Do you find you have that addiction to checking dozens of different sites on the internet before you settle down to your intended work or play? Let me recommend one tool that has helped me control that endless web-surfing activity: a web-feed aggregator. There are several of them out there. Each one probably works a bit differently. The one I'm using is Google Reader.
I think I first heard about it from Pat, who works with me on the ezine and plows through dozens of news sources on our behalf, keeping up with what's going on in many parts of the world and looking for stories we can reprint. Oh, and she's managing a household, homeschooling her kiddos, working part-time, etc. So Pat's big on anything that will help her maximize her time.
Me, I just wanted it for personal use. But you could use it either way, or both. It won't check your bank balances or tell you what your Facebook friends are doing, but it's good for things like reading blogs. Particularly, it keeps you from going back every day to check blogs that don't have any updates or at least not ones you care to read. Think of it as a clipping service, but one that's free and easy to use.
Here's how it works. Most blogs, and many other sites (like some of Pat's news sources), are set up for users to subscribe to a 'feed,' which means that the site talks to one of these aggregate sites - whichever one you designate - and lets you know it's been updated. You can usually make the connection from either end - either put the address into your aggregator and have it look for a feed, or click on a feed link/button on the site you like so it will let your aggregator pick up updates. On this blog, for instance, there's a line at the bottom that looks like this:
Subscribe to: Posts (Atom)
If you click on the link, you'll get a box that says 'subscribe to this link using... ' If you select Google, then Google Reader, you'll have your first feed; I think it will send you my last ten posts. But you've already read 'em, so click 'mark all as read.' Then go back to Google Reader now and again to check for an update. Oh, if mine is the only one you used this for it wouldn't save you any trouble but say you have 20 blogs you check; now it's all on one site. Play around with it a little bit and add subscriptions to other blogs you read. Other words to look for are RSS, XML, feed, and syndicate. Read more about these terms and the whole process here.

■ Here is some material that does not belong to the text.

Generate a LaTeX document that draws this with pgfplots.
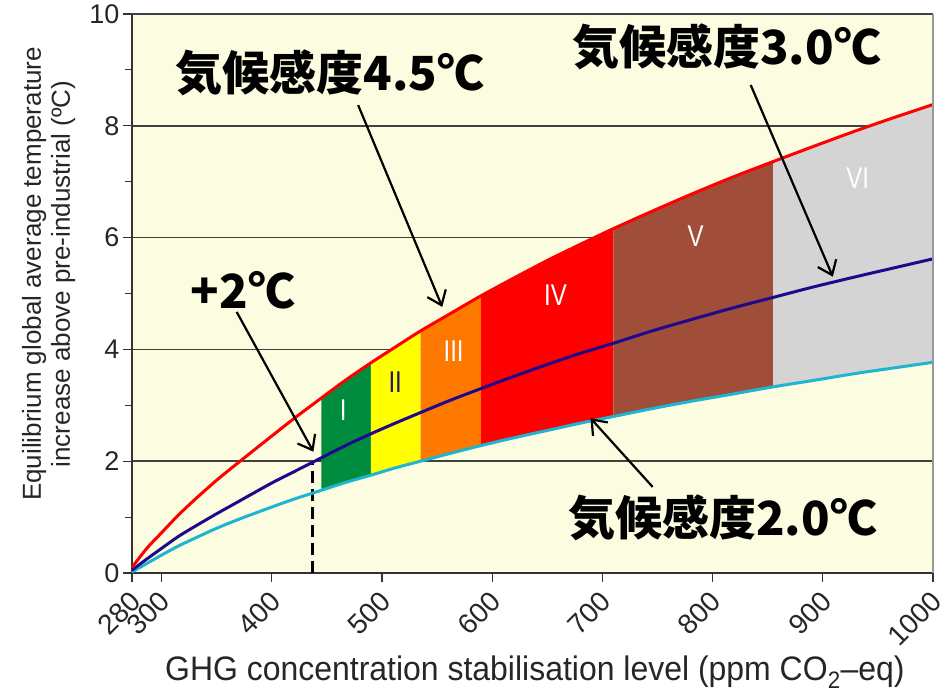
\documentclass[border=0pt]{standalone}
\usepackage{pgfplots}
\pgfplotsset{compat=1.18}
\usepackage{fontspec}
\setmainfont{Liberation Sans}
\newfontfamily\cjk{Noto Sans CJK JP}
\usetikzlibrary{arrows.meta}
\definecolor{bgy}{RGB}{252,252,224}
\definecolor{cRed}{RGB}{255,0,0}
\definecolor{cBlue}{RGB}{32,8,140}
\definecolor{cCyan}{RGB}{30,180,210}
\definecolor{cI}{RGB}{0,140,62}
\definecolor{cII}{RGB}{255,255,0}
\definecolor{cIII}{RGB}{255,120,0}
\definecolor{cIV}{RGB}{255,0,0}
\definecolor{cV}{RGB}{160,78,58}
\definecolor{cVI}{RGB}{212,212,212}
\definecolor{navy}{RGB}{30,20,100}
\newcommand{\rn}[1]{\scalebox{0.8}[1]{#1}}
\begin{document}
\begin{tikzpicture}
\path[use as bounding box] (-132pt,-125pt) rectangle (815pt,573pt);
\begin{axis}[
  scale only axis, width=801pt, height=559pt,
  xmin=280, xmax=1000, ymin=0, ymax=10,
  x coord trafo/.code={\pgfmathparse{(#1<300)?(300-(300-#1)*1.34):(#1)}},
  x coord inv trafo/.code={\pgfmathparse{(#1<300)?(300-(300-#1)/1.34):(#1)}},
  xtick={280,300,400,500,600,700,800,900,1000},
  xticklabels={280,300,400,500,600,700,800,900,1000},
  ytick={0,2,4,6,8,10}, yticklabels={0,2,4,6,8,10},
  minor ytick={1,3,5,7,9},
  axis lines*=left,
  axis line style={line width=1.5pt, draw=black!80},
  tick align=outside, major tick length=9pt, minor tick length=7pt,
  tick style={line width=1.2pt, black!80},
  ymajorgrids, grid style={line width=1.6pt, draw=black!75},
  axis background/.style={fill=bgy},
  clip mode=individual,
  yticklabel style={font=\fontsize{27}{30}\selectfont, text=black!85},
  xticklabel style={font=\fontsize{28}{30}\selectfont, text=black!85, xshift=6pt, yshift=-12pt, rotate=45, anchor=east},
  ylabel={Equilibrium global average temperature\\increase above pre-industrial (ºC)},
  ylabel style={at={(axis description cs:-0.1042,0.535)}, anchor=center, align=center, font=\fontsize{26}{29}\selectfont, text=black!85},
  xlabel={\scalebox{0.94}[1]{GHG concentration stabilisation level (ppm CO\textsubscript{2}–eq)}},
  xlabel style={at={(axis description cs:0.503,-0.177)}, anchor=center, font=\fontsize{34}{36}\selectfont, text=black!85},
]
% bands
\addplot[fill=cI, draw=none] coordinates {(445,1.48) (467,1.62) (490,1.75) (490,3.76) (467,3.45) (445,3.13)} -- cycle;
\addplot[fill=cII, draw=none] coordinates {(490,1.75) (512,1.88) (535,2.00) (535,4.33) (512,4.04) (490,3.76)} -- cycle;
\addplot[fill=cIII, draw=none] coordinates {(535,2.00) (562,2.14) (590,2.28) (590,4.96) (562,4.64) (535,4.33)} -- cycle;
\addplot[fill=cIV, draw=none] coordinates {(590,2.28) (620,2.42) (650,2.55) (680,2.68) (710,2.80) (710,6.16) (680,5.88) (650,5.59) (620,5.28) (590,4.96)} -- cycle;
\addplot[fill=cV, draw=none] coordinates {(710,2.80) (745,2.94) (780,3.07) (818,3.20) (855,3.33) (855,7.36) (818,7.08) (780,6.77) (745,6.47) (710,6.16)} -- cycle;
\addplot[fill=cVI, draw=none] coordinates {(855,3.33) (890,3.44) (930,3.57) (965,3.67) (1000,3.77) (1000,8.38) (965,8.15) (930,7.91) (890,7.62) (855,7.36)} -- cycle;
% dashed +2 line
\addplot[black, line width=3pt, dash pattern=on 12pt off 6pt] coordinates {(437,0) (437,1.98)};
% cyan: 2.0
\addplot[cCyan, line width=3pt, smooth] coordinates {(280,0.02) (290,0.17) (300,0.32) (315,0.48) (330,0.62) (350,0.80) (370,0.96) (400,1.18) (420,1.32) (445,1.48) (467,1.62) (490,1.75) (512,1.88) (535,2.00) (562,2.14) (590,2.28) (620,2.42) (650,2.55) (680,2.68) (710,2.80) (745,2.94) (780,3.07) (818,3.20) (855,3.33) (890,3.44) (930,3.57) (965,3.67) (1000,3.77)};
% blue: 3.0
\addplot[cBlue, line width=3pt, smooth] coordinates {(280,0.05) (290,0.25) (300,0.44) (315,0.65) (330,0.83) (350,1.06) (370,1.28) (400,1.61) (420,1.81) (437,1.98) (445,2.06) (467,2.28) (490,2.49) (512,2.68) (535,2.87) (562,3.09) (590,3.30) (620,3.52) (650,3.73) (680,3.93) (710,4.11) (745,4.33) (780,4.53) (818,4.74) (855,4.93) (890,5.11) (930,5.30) (965,5.46) (1000,5.62)};
% red: 4.5
\addplot[cRed, line width=3pt, smooth] coordinates {(280,0.10) (290,0.44) (300,0.72) (315,1.03) (330,1.31) (350,1.66) (370,1.98) (400,2.45) (420,2.76) (445,3.13) (467,3.45) (490,3.76) (512,4.04) (535,4.33) (562,4.64) (590,4.96) (620,5.28) (650,5.59) (680,5.88) (710,6.16) (745,6.47) (780,6.77) (818,7.08) (855,7.36) (890,7.62) (930,7.91) (965,8.15) (1000,8.38)};
% top and right frame
\draw[line width=1.6pt, black!75] (rel axis cs:0,1) -- (rel axis cs:1,1);
\draw[line width=1.2pt, black!40] (rel axis cs:1,0) -- (rel axis cs:1,1);
% roman numerals
\node[text=white, font=\fontsize{30}{32}\selectfont] at (axis cs:464.8,2.92) {\rn{I}};
\node[text=navy, font=\fontsize{30}{32}\selectfont] at (axis cs:512,3.42) {\rn{II}};
\node[text=white, font=\fontsize{30}{32}\selectfont] at (axis cs:565,3.96) {\rn{III}};
\node[text=white, font=\fontsize{30}{32}\selectfont] at (axis cs:657.4,4.97) {\rn{IV}};
\node[text=white, font=\fontsize{30}{32}\selectfont] at (axis cs:784.6,6.02) {\rn{V}};
\node[text=white, font=\fontsize{30}{32}\selectfont] at (axis cs:931.6,7.06) {\rn{VI}};
% arrows
\draw[-{Straight Barb[length=13pt,width=20pt]}, line width=2.2pt] (axis cs:478.4,8.37) -- (axis cs:554.7,4.76);
\draw[-{Straight Barb[length=13pt,width=20pt]}, line width=2.2pt] (axis cs:834.6,8.73) -- (axis cs:909.1,5.30);
\draw[-{Straight Barb[length=13pt,width=20pt]}, line width=2.2pt] (axis cs:368.2,4.67) -- (axis cs:437.8,2.17);
\draw[-{Straight Barb[length=13pt,width=20pt]}, line width=2.2pt] (axis cs:745.6,1.54) -- (axis cs:689.2,2.77);
% annotation texts
\node[inner sep=0pt, font=\cjk\bfseries\fontsize{47}{50}\selectfont] at (axis cs:452.9,8.94) {気候感度4.5℃};
\node[inner sep=0pt, font=\cjk\bfseries\fontsize{47}{50}\selectfont] at (axis cs:812.8,9.41) {気候感度3.0℃};
\node[inner sep=0pt, font=\cjk\bfseries\fontsize{47}{50}\selectfont] at (axis cs:373.9,5.06) {+2℃};
\node[inner sep=0pt, font=\cjk\bfseries\fontsize{47}{50}\selectfont] at (axis cs:809.2,0.98) {気候感度2.0℃};
\end{axis}
\end{tikzpicture}
\end{document}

I've currently got mine set up to provide just the first paragraph in a feed, because I write long postings and tend to go back and change them - so, you can get a taste of what the post is about but you'll have to click through to my site to read the whole thing. That will also keep my visitor counts from plummeting, if lots of people use these things. (The default in blogger seems to be 'full' syndication - so readers could get a whole post and never come to your site; I didn't want that. If you are a blogger you can go into your settings and choose which you prefer, or disable the syndicating feature altogether.)
I'm pretty sure I didn't need to download anything onto my machine for this, but you might need to register with Google to use Google Reader; I was good to go because I already use several Google programs including gmail.
I started with just the blogs I read most often, but then went back and added the ones that I rarely check (often because they are rarely updated). Including them means I can forget about them; Google Reader will tell me if the author ever posts anything new.
You can easily click to the original site to read more, read or leave comments, etc.
I'm not deleting my bookmarks just yet, but this is much easier.
Now, one of these days, I need to put some of these things to use in my work... first, by reconfiguring our ezine archives so readers can get them through RSS feed. Haven't figured out how to do that in Drupal, our CMS - but there must be a way!